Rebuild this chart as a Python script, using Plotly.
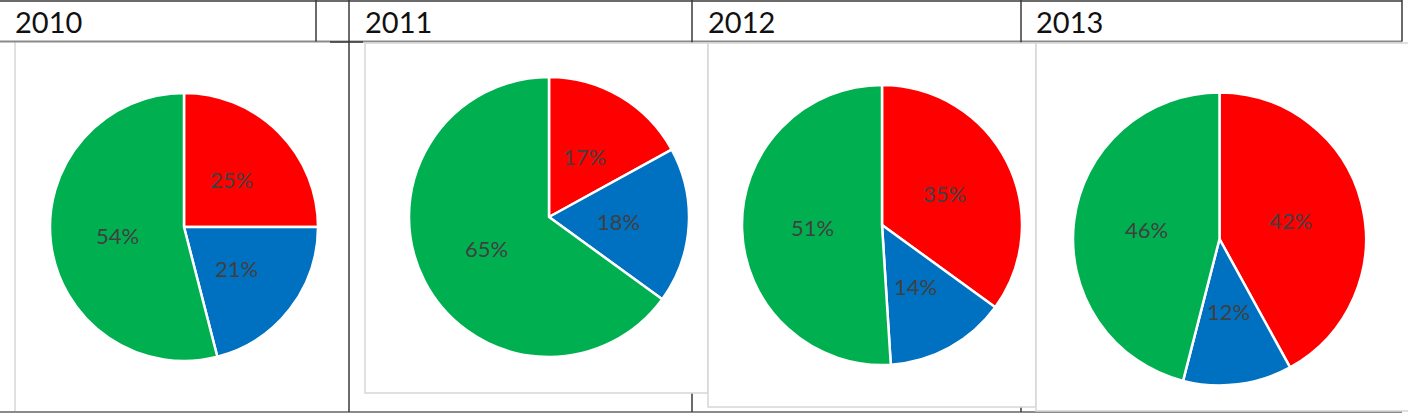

...

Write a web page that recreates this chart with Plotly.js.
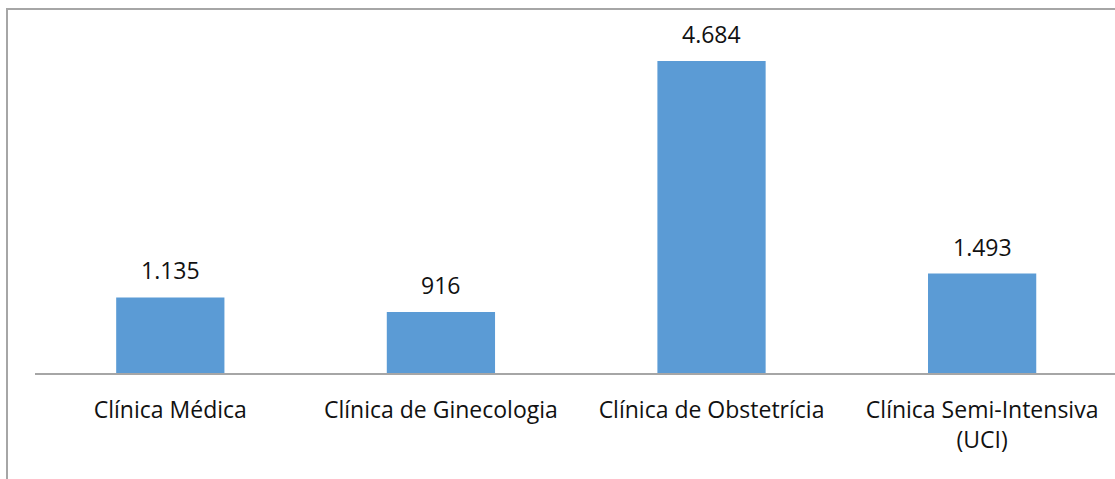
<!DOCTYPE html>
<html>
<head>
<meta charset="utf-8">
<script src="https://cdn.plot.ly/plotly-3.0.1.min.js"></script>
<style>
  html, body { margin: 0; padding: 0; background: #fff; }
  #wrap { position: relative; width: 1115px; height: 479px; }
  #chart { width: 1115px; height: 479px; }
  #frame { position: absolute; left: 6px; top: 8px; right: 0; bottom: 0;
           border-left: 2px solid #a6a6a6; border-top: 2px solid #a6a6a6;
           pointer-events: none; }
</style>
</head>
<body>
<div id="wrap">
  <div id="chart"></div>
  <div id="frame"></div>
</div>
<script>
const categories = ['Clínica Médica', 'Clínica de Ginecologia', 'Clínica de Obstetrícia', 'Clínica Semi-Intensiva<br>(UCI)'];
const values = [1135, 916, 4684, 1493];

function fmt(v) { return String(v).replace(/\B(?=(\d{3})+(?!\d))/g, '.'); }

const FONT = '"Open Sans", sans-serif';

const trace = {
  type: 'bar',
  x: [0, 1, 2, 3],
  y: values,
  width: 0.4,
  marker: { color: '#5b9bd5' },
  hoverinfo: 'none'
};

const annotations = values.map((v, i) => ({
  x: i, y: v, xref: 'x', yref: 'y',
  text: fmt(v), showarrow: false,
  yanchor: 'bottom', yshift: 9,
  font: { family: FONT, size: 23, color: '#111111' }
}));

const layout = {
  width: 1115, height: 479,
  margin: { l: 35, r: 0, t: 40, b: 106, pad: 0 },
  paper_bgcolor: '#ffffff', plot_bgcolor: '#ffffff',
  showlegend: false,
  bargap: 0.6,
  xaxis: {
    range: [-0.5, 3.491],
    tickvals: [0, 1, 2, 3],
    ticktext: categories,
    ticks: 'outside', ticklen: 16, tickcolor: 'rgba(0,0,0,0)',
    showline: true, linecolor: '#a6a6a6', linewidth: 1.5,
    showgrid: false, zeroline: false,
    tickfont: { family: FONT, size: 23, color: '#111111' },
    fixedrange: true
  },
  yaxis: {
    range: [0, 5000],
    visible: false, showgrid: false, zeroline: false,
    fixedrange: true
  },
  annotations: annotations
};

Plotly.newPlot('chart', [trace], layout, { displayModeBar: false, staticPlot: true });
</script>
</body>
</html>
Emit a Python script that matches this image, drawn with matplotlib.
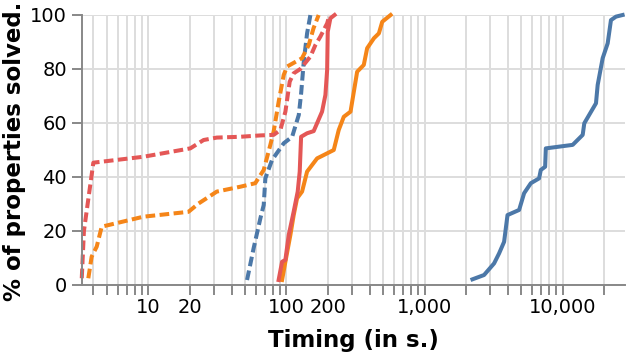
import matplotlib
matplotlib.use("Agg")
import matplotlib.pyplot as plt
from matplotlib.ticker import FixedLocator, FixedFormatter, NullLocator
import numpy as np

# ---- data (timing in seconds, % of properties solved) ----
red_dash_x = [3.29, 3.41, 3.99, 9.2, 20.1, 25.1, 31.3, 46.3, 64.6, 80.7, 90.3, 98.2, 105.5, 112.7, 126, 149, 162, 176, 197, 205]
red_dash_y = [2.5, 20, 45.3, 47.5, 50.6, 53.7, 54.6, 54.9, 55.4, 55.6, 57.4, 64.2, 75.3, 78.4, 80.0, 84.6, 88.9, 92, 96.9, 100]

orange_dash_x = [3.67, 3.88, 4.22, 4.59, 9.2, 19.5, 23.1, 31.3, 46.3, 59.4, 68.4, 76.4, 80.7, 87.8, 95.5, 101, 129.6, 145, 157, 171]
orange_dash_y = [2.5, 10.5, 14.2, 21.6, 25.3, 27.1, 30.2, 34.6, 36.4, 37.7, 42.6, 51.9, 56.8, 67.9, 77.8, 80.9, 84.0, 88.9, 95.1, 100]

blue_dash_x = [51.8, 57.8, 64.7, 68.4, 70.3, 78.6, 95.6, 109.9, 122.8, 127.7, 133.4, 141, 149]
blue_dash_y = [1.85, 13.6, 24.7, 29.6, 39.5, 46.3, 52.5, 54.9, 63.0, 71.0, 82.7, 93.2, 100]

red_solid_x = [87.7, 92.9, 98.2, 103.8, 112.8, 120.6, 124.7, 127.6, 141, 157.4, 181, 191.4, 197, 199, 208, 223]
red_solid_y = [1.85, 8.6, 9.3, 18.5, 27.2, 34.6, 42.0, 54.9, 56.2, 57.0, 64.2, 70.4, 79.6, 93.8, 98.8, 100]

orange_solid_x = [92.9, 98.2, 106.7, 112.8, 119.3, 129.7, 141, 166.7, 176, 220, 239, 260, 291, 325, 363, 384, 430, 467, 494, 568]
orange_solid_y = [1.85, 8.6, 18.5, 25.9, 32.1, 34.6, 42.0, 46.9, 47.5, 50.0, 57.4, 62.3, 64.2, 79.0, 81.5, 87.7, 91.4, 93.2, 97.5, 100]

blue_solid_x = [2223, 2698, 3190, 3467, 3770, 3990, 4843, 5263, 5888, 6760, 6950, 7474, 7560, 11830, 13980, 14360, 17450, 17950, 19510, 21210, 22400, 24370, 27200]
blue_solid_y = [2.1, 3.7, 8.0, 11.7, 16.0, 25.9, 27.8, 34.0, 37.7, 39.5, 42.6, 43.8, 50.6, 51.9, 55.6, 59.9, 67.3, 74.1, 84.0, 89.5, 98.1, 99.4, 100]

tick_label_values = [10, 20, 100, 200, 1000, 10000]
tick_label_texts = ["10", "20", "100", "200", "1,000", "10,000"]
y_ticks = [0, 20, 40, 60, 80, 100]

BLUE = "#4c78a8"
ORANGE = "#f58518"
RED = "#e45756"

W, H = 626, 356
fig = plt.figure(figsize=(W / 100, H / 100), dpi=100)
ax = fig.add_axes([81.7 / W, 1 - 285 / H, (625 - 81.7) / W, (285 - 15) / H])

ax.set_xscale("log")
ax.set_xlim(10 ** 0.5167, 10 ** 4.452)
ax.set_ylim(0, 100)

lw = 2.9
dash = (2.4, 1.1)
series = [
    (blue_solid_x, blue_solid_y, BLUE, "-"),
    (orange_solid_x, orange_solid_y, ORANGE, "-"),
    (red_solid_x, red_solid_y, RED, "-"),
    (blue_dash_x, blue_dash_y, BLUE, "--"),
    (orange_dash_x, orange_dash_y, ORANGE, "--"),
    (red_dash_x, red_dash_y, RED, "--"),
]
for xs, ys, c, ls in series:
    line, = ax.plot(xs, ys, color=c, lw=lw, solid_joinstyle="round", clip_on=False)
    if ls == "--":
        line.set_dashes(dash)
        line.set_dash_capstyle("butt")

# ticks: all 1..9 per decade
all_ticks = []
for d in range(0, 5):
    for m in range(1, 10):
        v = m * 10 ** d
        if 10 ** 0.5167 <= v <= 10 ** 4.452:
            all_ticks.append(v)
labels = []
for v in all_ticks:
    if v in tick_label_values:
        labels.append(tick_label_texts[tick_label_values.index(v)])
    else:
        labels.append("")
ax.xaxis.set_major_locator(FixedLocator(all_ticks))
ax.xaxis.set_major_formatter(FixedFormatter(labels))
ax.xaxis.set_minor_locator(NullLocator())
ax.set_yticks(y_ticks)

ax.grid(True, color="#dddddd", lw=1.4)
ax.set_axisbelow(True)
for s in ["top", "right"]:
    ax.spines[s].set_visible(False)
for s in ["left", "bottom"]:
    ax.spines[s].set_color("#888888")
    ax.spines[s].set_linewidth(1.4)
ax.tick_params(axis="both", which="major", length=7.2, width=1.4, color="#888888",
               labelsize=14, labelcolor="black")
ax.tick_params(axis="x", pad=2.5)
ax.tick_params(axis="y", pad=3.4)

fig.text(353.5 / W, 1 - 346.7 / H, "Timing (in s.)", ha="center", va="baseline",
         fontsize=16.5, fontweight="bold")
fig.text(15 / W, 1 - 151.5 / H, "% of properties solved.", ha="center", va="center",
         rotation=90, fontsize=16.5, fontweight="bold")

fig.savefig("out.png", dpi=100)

> [The problem]
Omit all pictures, and reproduce exactly the lines from the one holding "Emit a Python" through the one holding "88.9, 95.1, 100]", both included.

> [Full output]
Emit a Python script that matches this image, drawn with matplotlib.
import matplotlib
matplotlib.use("Agg")
import matplotlib.pyplot as plt
from matplotlib.ticker import FixedLocator, FixedFormatter, NullLocator
import numpy as np

# ---- data (timing in seconds, % of properties solved) ----
red_dash_x = [3.29, 3.41, 3.99, 9.2, 20.1, 25.1, 31.3, 46.3, 64.6, 80.7, 90.3, 98.2, 105.5, 112.7, 126, 149, 162, 176, 197, 205]
red_dash_y = [2.5, 20, 45.3, 47.5, 50.6, 53.7, 54.6, 54.9, 55.4, 55.6, 57.4, 64.2, 75.3, 78.4, 80.0, 84.6, 88.9, 92, 96.9, 100]

orange_dash_x = [3.67, 3.88, 4.22, 4.59, 9.2, 19.5, 23.1, 31.3, 46.3, 59.4, 68.4, 76.4, 80.7, 87.8, 95.5, 101, 129.6, 145, 157, 171]
orange_dash_y = [2.5, 10.5, 14.2, 21.6, 25.3, 27.1, 30.2, 34.6, 36.4, 37.7, 42.6, 51.9, 56.8, 67.9, 77.8, 80.9, 84.0, 88.9, 95.1, 100]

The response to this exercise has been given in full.